Pixel Inwy 1 is a bold, very wide, medium contrast, upright, normal x-height font visually similar to 'minimono' by MiniFonts.com (names referenced only for comparison).
Keywords: game ui, retro titles, pixel art, posters, logos, retro, arcade, 8-bit, techy, playful, nostalgia, screen mimicry, high impact, ui legibility, pixel authenticity, blocky, chunky, modular, square, monospaced-feel.
A chunky bitmap-style face built from coarse square pixels, with heavy, blocklike strokes and hard right-angle turns. Counters are small and often stepped, with occasional single-pixel notches that create a jagged, quantized silhouette. The alphabet mixes compact forms with a few wider constructions, giving lines a lively, uneven rhythm while keeping a consistent grid logic. Numerals and punctuation follow the same modular approach, maintaining dense color and strong pixel-edge definition.
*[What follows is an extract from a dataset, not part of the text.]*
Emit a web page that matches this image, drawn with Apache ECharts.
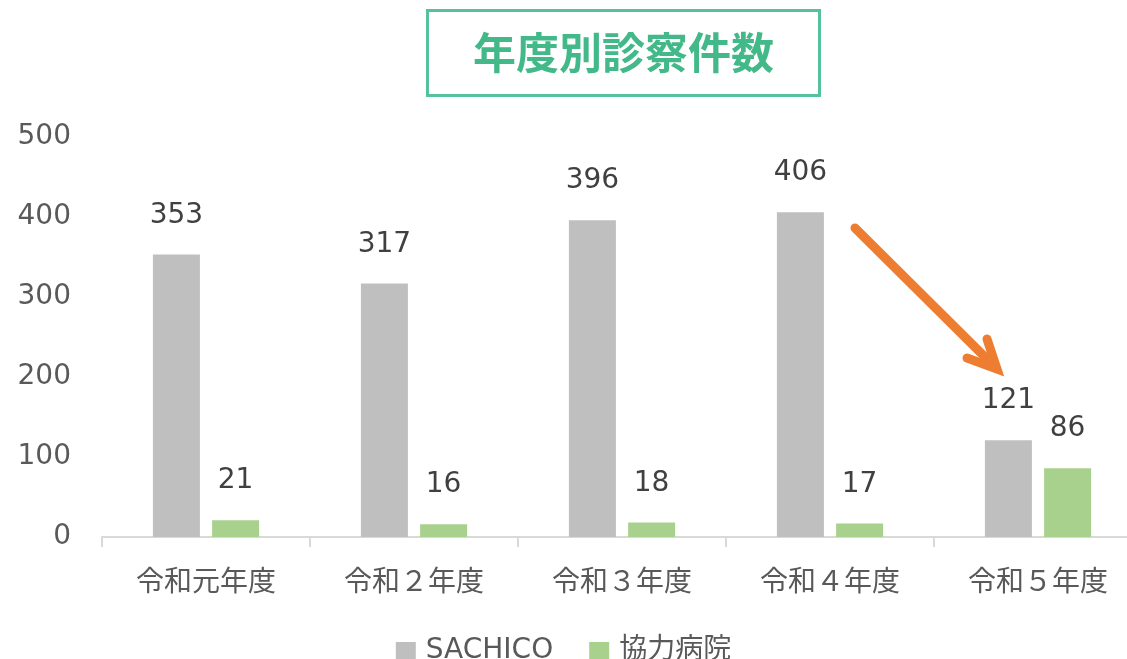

Works well for game UI elements, scoreboards, menu headings, and retro-themed branding where pixel texture is part of the aesthetic. It also suits posters, album art, and event graphics that aim for an 8-bit or early-computing vibe, especially at larger sizes where the block geometry becomes a feature.
The overall tone is unmistakably retro-digital, evoking classic arcade UIs, early home-computer graphics, and console-era title screens. Its assertive massing reads energetic and game-like, with a playful, slightly noisy texture that feels engineered rather than handwritten.
The design appears intended to translate a classic blocky bitmap voice into a font with strong presence and clear grid-based construction, prioritizing iconic letter shapes and a nostalgic screen-era texture over smooth curves or refined text readability.
At text sizes the stepped diagonals and tight apertures produce a crunchy texture, so the design benefits from generous spacing and short runs. Distinctive pixel decisions (like angular bowls and notched joins) enhance character but can reduce clarity in dense paragraphs, making it better suited to display and interface labeling than long-form reading.